Tiba-tiba ember kecil berwarna hitam hanyut tepat disamping mereka. Hajali langsung meraih ember untuk diisi air dan memadamkan api. "Ternyata dalam ember itu ada air bersih," katanya.
Ia tak jadi memadamkan api dengan air itu. Air dalam ember itu dia simpan.
Rumah terbakar yang hanyut itu tak membakar jenazah Rika, melainkan hanya lewat di depannya.
Selama bertahan di atas atap rumah, Hajali bersama anggota keluarganya hanya mengonsumsi air yang didapatinya itu tanpa makanan lainya.
Hingga keesokan harinya, sekitar pukul 05,30 Wita, mereka berusaha keluar dari lokasi tersebut mencari tempat lebih aman.
Mereka melewati kubangan air hampir setinggi dada orang dewasa menuju arah utara, dengan kaki terluka.
Hajali terus berjalan sambil menusuk-nusuk tanah yang landai untuk pijakan kaki.
Untuk mencapai tanah kering yang relatif aman dan hanya kurang lebih berjarak 500 meter, Hajali harus melewati lumpur hingga tiga jam lamanya.
Kondisi lingkungan mereka rusak parah.
"Pokoknya semua hancur berantakan.

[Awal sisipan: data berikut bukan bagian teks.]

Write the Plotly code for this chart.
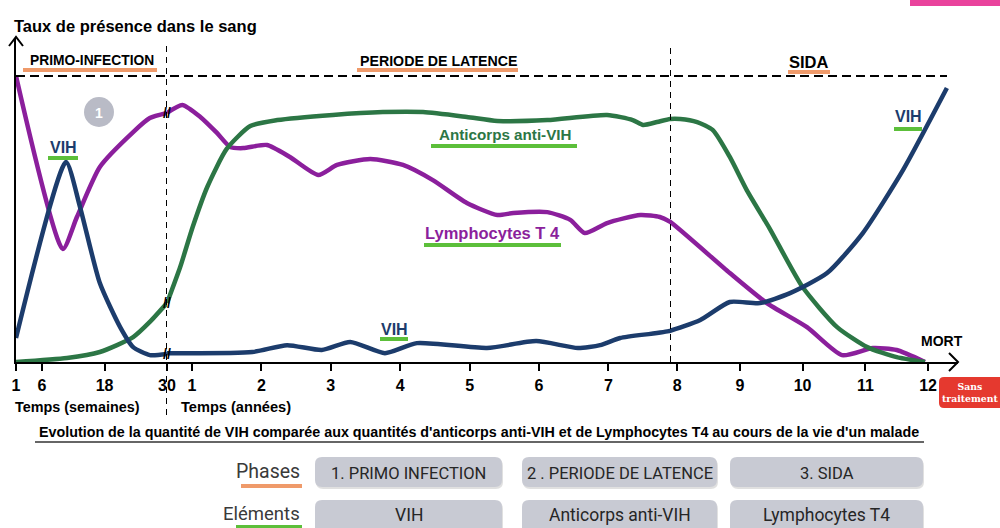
import plotly.graph_objects as go

# ---------------- data ----------------
WEEK_TICKS = [1, 6, 18, 30]
YEAR_TICKS_A = [1, 2, 3, 4, 5, 6, 7]
YEAR_TICKS_B = [8, 9, 10, 11, 12]

# Lymphocytes T4 -- weeks part then years part (0-100 = presence level)
lymph_w_x = [1, 10.0, 12.7, 17.1, 23.5, 26.7, 30]
lymph_w_y = [100, 39.5, 50.7, 68.2, 80.4, 85.3, 87.1]
lymph_y_x = [0.64, 0.86, 1.12, 1.36, 1.55, 1.74, 2.08, 2.41, 2.82, 3.09, 3.57, 4.04,
             4.47, 4.96, 5.40, 5.63, 6.12, 6.45, 6.66, 6.98, 7.46, 7.74, 7.89, 8.84,
             9.43, 10.07, 10.63, 11.12, 11.50, 11.95]
lymph_y_y = [87.1, 89.9, 85.7, 80.1, 75.2, 74.8, 75.9, 71.7, 65.4, 68.9, 71.0, 68.9,
             63.6, 55.6, 51.4, 52.1, 52.4, 49.7, 45.1, 48.6, 51.4, 50.7, 49.0, 31.1,
             20.6, 12.2, 2.4, 4.9, 4.2, 0]

# Anticorps anti-VIH
anti_w_x = [1, 10.8, 17.1, 23.5, 26.7, 30]
anti_w_y = [0, 1.4, 3.5, 8.7, 14.0, 20.6]
anti_y_x = [0.64, 0.83, 1.01, 1.22, 1.50, 1.84, 2.23, 3.03, 3.75, 4.33, 4.96, 5.40,
            6.12, 6.98, 7.35, 7.50, 7.70, 7.89, 8.05, 8.32, 8.57, 8.84, 9.11, 9.48,
            10.00, 10.55, 11.03, 11.50, 11.95]
anti_y_y = [20.6, 33.2, 47.2, 61.2, 74.5, 82.5, 84.6, 86.4, 87.4, 87.4, 85.7, 84.3,
            84.6, 86.4, 84.6, 82.9, 83.9, 85.0, 85.0, 83.9, 81.1, 71.7, 60.1, 46.5,
            26.2, 12.2, 5.2, 1.7, 0]

# VIH
vih_w_x = [1, 10.6, 13.3, 17.1, 21.0, 23.5, 26.7, 30]
vih_w_y = [8.4, 69.9, 54.2, 27.6, 12.2, 5.2, 2.4, 2.8]
vih_y_x = [0.64, 1.87, 2.37, 2.87, 3.28, 3.78, 4.24, 5.25, 5.96, 6.56, 6.88, 7.17,
           7.87, 8.37, 8.84, 9.32, 9.80, 10.39, 10.96, 11.60, 12.30]
vih_y_y = [3.1, 3.5, 5.9, 4.2, 7.0, 3.1, 6.6, 4.9, 7.3, 4.9, 5.9, 8.4,
           10.8, 14.7, 21.0, 20.6, 24.1, 31.1, 45.1, 67.1, 95.8]

PHASES = ["1. PRIMO INFECTION", "2 . PERIODE DE LATENCE", "3. SIDA"]
ELEMENTS = ["VIH", "Anticorps anti-VIH", "Lymphocytes T4"]

# ---------------- layout geometry ----------------
W, H = 1000, 528
L, R, T, B = 16, 42, 38, 166
PW, PH = W - L - R, H - T - B
WEEK_RANGE = [1, 30]
YEAR_START, SIDA_START, YEAR_END = 0.64, 7.887, 12.477
Y_MAX = 113.3


def fx(p):
    return (p - L) / PW


def fy(p):
    return (H - B - p) / PH


PURPLE = "#8b1f9c"
GREEN = "#2c7645"
BLUE = "#1c3c6c"
LGREEN = "#5cbf3a"
ORANGE = "#ef9a6a"
FONT = "Liberation Sans, Arial, sans-serif"
NARROW = "Roboto, sans-serif"

fig = go.Figure()

series = [
    (lymph_w_x, lymph_w_y, lymph_y_x, lymph_y_y, PURPLE),
    (anti_w_x, anti_w_y, anti_y_x, anti_y_y, GREEN),
    (vih_w_x, vih_w_y, vih_y_x, vih_y_y, BLUE),
]
for wx, wy, yx, yy, col in series:
    ln = dict(color=col, width=4.5, shape="spline", smoothing=0.6)
    fig.add_trace(go.Scatter(x=wx, y=wy, xaxis="x", yaxis="y", mode="lines",
                             line=ln, hoverinfo="skip", showlegend=False))
    for ax in ("x2", "x3"):
        fig.add_trace(go.Scatter(x=yx, y=yy, xaxis=ax, yaxis="y", mode="lines",
                                 line=ln, hoverinfo="skip", showlegend=False))

tickfont = dict(family=FONT, size=16, color="black", weight="bold")
common = dict(anchor="y", showline=True, linecolor="black", linewidth=2,
              ticks="outside", ticklen=7, tickwidth=2, tickcolor="black",
              tickfont=tickfont, showgrid=False, zeroline=False, fixedrange=True,
              ticklabelstandoff=1)

fig.update_layout(
    width=W, height=H, autosize=False,
    margin=dict(l=L, r=R, t=T, b=B),
    paper_bgcolor="white", plot_bgcolor="white",
    xaxis=dict(domain=[0, fx(167)], range=WEEK_RANGE, tickvals=WEEK_TICKS,
               ticktext=[str(v) for v in WEEK_TICKS], **common),
    xaxis2=dict(domain=[fx(167), fx(670)], range=[YEAR_START, SIDA_START],
                tickvals=YEAR_TICKS_A, ticktext=[str(v) for v in YEAR_TICKS_A], **common),
    xaxis3=dict(domain=[fx(670), 1], range=[SIDA_START, YEAR_END],
                tickvals=YEAR_TICKS_B, ticktext=[str(v) for v in YEAR_TICKS_B], **common),
    yaxis=dict(domain=[0, 1], range=[0, Y_MAX], anchor="x", showline=True,
               linecolor="black", linewidth=2, showticklabels=False, ticks="",
               showgrid=False, zeroline=False, fixedrange=True),
)

shapes = []
ann = []


def rect(x0, y0, x1, y1, color):
    shapes.append(dict(type="rect", xref="paper", yref="paper", x0=fx(x0), x1=fx(x1),
                       y0=fy(y1), y1=fy(y0), fillcolor=color, line=dict(width=0)))


def rrect(x0, y0, x1, y1, r, color, layer="above"):
    pts = [("M", x0 + r, y0), ("L", x1 - r, y0), ("Q", x1, y0, x1, y0 + r),
           ("L", x1, y1 - r), ("Q", x1, y1, x1 - r, y1), ("L", x0 + r, y1),
           ("Q", x0, y1, x0, y1 - r), ("L", x0, y0 + r), ("Q", x0, y0, x0 + r, y0)]
    s = ""
    for p in pts:
        cmd = p[0]
        coords = p[1:]
        s += cmd + " " + " ".join(
            f"{fx(coords[i]):.5f},{fy(coords[i + 1]):.5f}" for i in range(0, len(coords), 2)) + " "
    s += "Z"
    shapes.append(dict(type="path", path=s, xref="paper", yref="paper",
                       fillcolor=color, line=dict(width=0), layer=layer))


def text(x, y, s, size, color="black", xanchor="center", family=FONT, bold=True):
    ann.append(dict(x=fx(x), y=fy(y), xref="paper", yref="paper", text=(f"<b>{s}</b>" if bold else s),
                    showarrow=False, xanchor=xanchor, yanchor="middle",
                    font=dict(family=family, size=size, color=color)))


# dashed phase separators and ceiling
shapes.append(dict(type="line", xref="x", yref="paper", x0=30, x1=30, y0=fy(415), y1=fy(45),
                   line=dict(color="black", width=2, dash="6px,5px")))
shapes.append(dict(type="line", xref="x3", yref="paper", x0=SIDA_START, x1=SIDA_START,
                   y0=0, y1=fy(45), line=dict(color="black", width=2, dash="6px,5px")))
shapes.append(dict(type="line", xref="paper", yref="y", x0=0, x1=fx(947), y0=100, y1=100,
                   line=dict(color="black", width=2, dash="9px,5px")))

# axis arrow heads
shapes.append(dict(type="path", xref="paper", yref="paper",
                   path=f"M {fx(9)},{fy(46)} L {fx(16)},{fy(37)} L {fx(23)},{fy(46)}",
                   line=dict(color="black", width=2)))
shapes.append(dict(type="path", xref="paper", yref="paper",
                   path=f"M {fx(949)},{fy(353)} L {fx(958)},{fy(362)} L {fx(949)},{fy(371)}",
                   line=dict(color="black", width=2)))

# titles and phase labels
text(12, 26, "Taux de présence dans le sang", 16.5, xanchor="left")
text(92, 61, "PRIMO-INFECTION", 13.8)
rect(23, 68, 157, 72, ORANGE)
text(438, 61, "PERIODE DE LATENCE", 14.2)
rect(357, 68, 518, 72, ORANGE)
text(809, 62, "SIDA", 16.5)
rect(788, 70, 830, 74, ORANGE)

# numbered circle
shapes.append(dict(type="circle", xref="paper", yref="paper", x0=fx(84), x1=fx(114),
                   y0=fy(127), y1=fy(97), fillcolor="#b9bbc6", line=dict(width=0)))
text(99, 113, "1", 14, color="white")

# curve labels
text(63, 147, "VIH", 16, color=BLUE)
rect(48, 156, 78, 160, LGREEN)
text(505, 134, "Anticorps anti-VIH", 15.2, color=GREEN)
rect(431, 144, 577, 148, LGREEN)
text(492, 233, "Lymphocytes T 4", 16.5, color=PURPLE)
rect(424, 243, 561, 247, LGREEN)
text(394, 329, "VIH", 16, color=BLUE)
rect(380, 337, 408, 341, LGREEN)
text(908, 117, "VIH", 16, color=BLUE)
rect(894, 127, 922, 131, LGREEN)
text(942, 341, "MORT", 14)

# break marks
for v in (lymph_w_y[-1], anti_w_y[-1], vih_w_y[-1]):
    ann.append(dict(x=30, y=v, xref="x", yref="y", text="<b>//</b>", showarrow=False,
                    font=dict(family=FONT, size=14, color="black")))

# axis captions
text(13, 407, "Temps (semaines)", 14.4, xanchor="left")
text(179, 407, "Temps (années)", 14.6, xanchor="left")

# "Sans traitement"
rrect(939, 377, 1006, 408, 5, "#e5392f")
ann.append(dict(x=fx(1000), y=fy(392), xref="paper", yref="paper",
                text="<b>Sans<br>traitement</b>", showarrow=False,
                xanchor="right", yanchor="middle", align="center",
                font=dict(family="DejaVu Serif, serif", size=9.3, color="white")))

# caption
text(479, 432, "Evolution de la quantité de VIH comparée aux quantités d'anticorps anti-VIH et de Lymphocytes T4 au cours de la vie d'un malade", 14.3)
shapes.append(dict(type="line", xref="paper", yref="paper", x0=fx(35), x1=fx(924),
                   y0=fy(442), y1=fy(442), line=dict(color="#333333", width=1.5)))

# bottom legend rows
text(302, 471, "Phases", 19.5, color="#3a3a3a", xanchor="right", family=NARROW, bold=False)
rect(241, 484, 302, 488, ORANGE)
text(302, 514, "Eléments", 18.5, color="#3a3a3a", xanchor="right", family=NARROW, bold=False)
rect(236, 525, 302, 528, LGREEN)

cols = [(315, 502), (522, 717), (730, 923)]
rows = [(457, 487, PHASES, 16.5), (500, 534, ELEMENTS, 17.5)]
for (y0, y1, labels, fs) in rows:
    for (x0, x1), lab in zip(cols, labels):
        rrect(x0 + 1, y0 + 2, x1 + 1, y1 + 2, 7, "rgba(0,0,0,0.12)")
        rrect(x0, y0, x1, y1, 7, "#c8cad3")
        text((x0 + x1) / 2, (y0 + min(y1, 528)) / 2 + 1, lab, fs,
             color="#262626", family=NARROW, bold=False)

# pink corner bar
rect(910, 0, 1000, 6, "#e9439c")

fig.update_layout(shapes=shapes, annotations=ann)
fig.write_html("out.html", config={"displayModeBar": False},
               post_script="document.body.style.margin='0';document.body.style.overflow='hidden';")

Tanah terbelah, jalan aspal mengerucut setinggi setengah meter, padahal secara logika jarak 500 meter itu tidak lebih lima menit kita berjalan kaki," ucapnya.
Diperkirakan, ribuan manusia masih terkubur materil lumpur di Petobo. Harta benda pun hilang tak berbekas.
Kampung di kelurahan itu seperti ditelan bumi.